My first tryst with Rajasthan was nearly six years ago, when I was 17. I spent 3 enjoyable days in the charming city of Jaipur. There was a very pleasing, old-warm charm to the entire place, with some of the most awe-inspiring architectural marvels. That short trip stayed with me over the years because of how much I enjoyed it.

Six years later, I found myself back in Rajasthan, this time in the city of Udaipur. I was in Udaipur for about three days for a wedding. With a heavy heart, I have to declare that Udaipur did not live up to any of my expectations. ‘The City of Lakes’ left me disappointed for so many reasons.

Does Udaipur live up to its hype?

Udaipur is small, over-crowded and incredibly dirty. The streets are filled with garbage, sewers run open and there are unbearable stenches on most roads. Fair warning, the roads I’m describing are part of the old city where most of the tourist attractions are, therefore, it sees the most tourist footfall. The other, more modern side of Udaipur, is akin to any other small Indian city. Nothing impressive to write home about.

The view from Sajjangarh Palace, Udaipur

The lakes were the biggest disappointment. Pictures on the internet led me to believe that the water bodies were in pristine condition and well-maintained. Upon my arrival, all I saw were lakes filled with dirty water and floating waste. The little eateries around the lake had flies flitting around and carried the stench of the lake inside them. It all seemed incredibly unhygienic. On my second day, all I could think of was going back home. Lake Pichola and Fatehsagar Lake are the most popular in Udaipur, they’re beautiful to look at only from a distance though!

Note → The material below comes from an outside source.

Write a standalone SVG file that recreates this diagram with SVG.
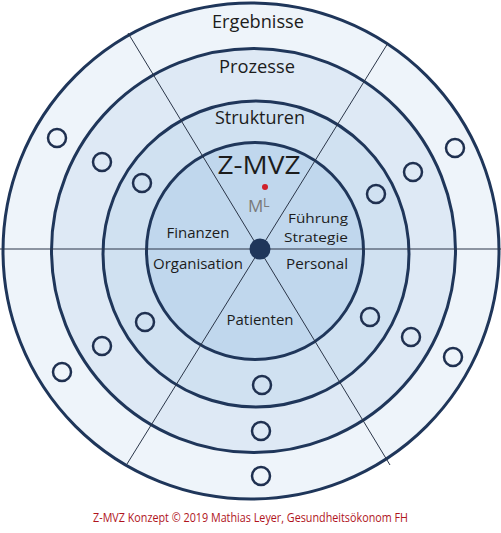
<svg xmlns="http://www.w3.org/2000/svg" width="501" height="533" viewBox="0 0 501 533">
<style>
.ring{stroke:#1f365a;stroke-width:3}
.spoke{stroke:#2a3548;stroke-width:1}
.mk{fill:none;stroke:#1f3050;stroke-width:2.5}
.t{font-family:"Open Sans","Liberation Sans",sans-serif;fill:#1c1c1c;text-anchor:middle}
.ring-lbl{font-size:17.5px}
.seg{font-size:15px}
.seg2{font-size:13.5px}
</style>
<rect width="501" height="533" fill="#ffffff"/>
<g id="ring-ergebnisse"><circle class="ring" cx="251" cy="251" r="248" fill="#eef4fa"/></g>
<g id="ring-prozesse"><circle class="ring" cx="253.5" cy="250.5" r="202" fill="#dee9f5"/></g>
<g id="ring-strukturen"><circle class="ring" cx="256" cy="254" r="153" fill="#d0e1f1"/></g>
<g id="ring-zmvz"><circle class="ring" cx="255" cy="251" r="108.5" fill="#c0d7ed"/></g>
<g id="spokes">
<line class="spoke" x1="0" y1="249" x2="501" y2="249"/>
<line class="spoke" x1="128" y1="33" x2="390" y2="465"/>
<line class="spoke" x1="388" y1="43" x2="127" y2="464"/>
</g>
<g id="center"><circle cx="260" cy="249" r="10.5" fill="#1f365a"/></g>
<g id="markers">
<circle class="mk" cx="57" cy="138" r="9"/>
<circle class="mk" cx="102" cy="162" r="9"/>
<circle class="mk" cx="142" cy="183" r="9"/>
<circle class="mk" cx="376" cy="194" r="9"/>
<circle class="mk" cx="413" cy="172" r="9"/>
<circle class="mk" cx="455" cy="148" r="9"/>
<circle class="mk" cx="145" cy="322" r="9"/>
<circle class="mk" cx="102" cy="346" r="9"/>
<circle class="mk" cx="62" cy="372" r="9"/>
<circle class="mk" cx="370" cy="317" r="9"/>
<circle class="mk" cx="411" cy="337" r="9"/>
<circle class="mk" cx="453" cy="357" r="9"/>
<circle class="mk" cx="262" cy="385" r="9"/>
<circle class="mk" cx="261" cy="431" r="9"/>
<circle class="mk" cx="261" cy="476" r="9"/>
</g>
<g id="labels">
<text class="t ring-lbl" x="258" y="28" textLength="92" lengthAdjust="spacingAndGlyphs">Ergebnisse</text>
<text class="t ring-lbl" x="257" y="73" textLength="76" lengthAdjust="spacingAndGlyphs">Prozesse</text>
<text class="t ring-lbl" x="260" y="124" textLength="90" lengthAdjust="spacingAndGlyphs">Strukturen</text>
<text class="t" x="259" y="174" font-size="26" textLength="83" lengthAdjust="spacingAndGlyphs">Z-MVZ</text>
<circle cx="265" cy="187" r="3" fill="#d0202a"/>
<text x="248" y="212" font-family="Open Sans,Liberation Sans,sans-serif" font-size="17" fill="#7a7a7a">M</text>
<text x="263" y="207" font-family="Open Sans,Liberation Sans,sans-serif" font-size="12.5" fill="#7a7a7a">L</text>
<text class="t seg2" x="318" y="223" textLength="60" lengthAdjust="spacingAndGlyphs">Führung</text>
<text class="t seg2" x="316" y="242" textLength="64" lengthAdjust="spacingAndGlyphs">Strategie</text>
<text class="t seg" x="198" y="238" textLength="63" lengthAdjust="spacingAndGlyphs">Finanzen</text>
<text class="t seg" x="198" y="269" textLength="90" lengthAdjust="spacingAndGlyphs">Organisation</text>
<text class="t seg" x="317" y="269" textLength="62" lengthAdjust="spacingAndGlyphs">Personal</text>
<text class="t seg" x="260" y="325" textLength="67" lengthAdjust="spacingAndGlyphs">Patienten</text>
</g>
<g id="footer">
<text x="93" y="522" font-family="Open Sans,Liberation Sans,sans-serif" font-size="12" fill="#b0141c" textLength="315" lengthAdjust="spacingAndGlyphs">Z-MVZ Konzept © 2019 Mathias Leyer, Gesundheitsökonom FH</text>
</g>
</svg>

However, despite the general disposition of the city, a saving grace came in the form of the tourist attractions in Udaipur. Here’s what I got to see in the short time I was there for:

City palace

This is possibly Udaipur’s most famous attraction. The massive structure was built over a period of 400 years with contributions from several rulers of the Mewar dynasty. It’s considered to be one of the largest of its type in Rajasthan. The palace has been turned into a museum with lots to see inside it. The exhibits have been maintained very well. The palace is sprawling, it’s going to take you a while to get around. Bring some water with you, it’s quite a tiring walk.

The view from City Palace.

City Palace was my favourite site in Udaipur, it was incredibly beautiful. The architecture was especially gorgeous, there’s a lot of greenery around the area. The windows of the palace overlook the city of Udaipur and from such a height, I could almost forget all that I didn’t like about the city.

Saheeliyon Ki Baari

The fountain at Saheliyon Ki Baari

This beautiful little garden is so wonderful to walk through. The marble art and fountains are especially beautiful to look at. It was built in the 18th century by Maharana Sangram Singh as a present for his queen. There’s much to admire at this place, making it ideal for a leisurely stroll.

Sajjangarh Palace

In search of sunset point, my friends and I arrived at Sajjangarh Palace. Situated on top of a hill, Sajjangarh Palace is exquisite! A 10 minute, scenic car journey takes you up to the palace that offers some of the most breathtaking views. It was built by Maharana Sajjan Singh and is now under the control of the Forest Department of the Government of Rajasthan. We reached just in time to witness the ethereal sunset, all we could do was stare in wonder!

Sajjangarh Palace

If you’re interested in going shopping, Udaipur has quite a few streets with lots of traditional Rajasthani things you can buy. Hathi Pole Bazaar and Bada Bazaar are two areas you could visit for some souvenir shopping. Since Udaipur is fairly small, there aren’t too many things to see. Most of the tourist attractions are in close proximity to each other. I don’t know if I would recommend Udaipur to someone, but if you’re in Rajasthan, I guess you could go see the city for a couple of days! At least the sites are not disappointing!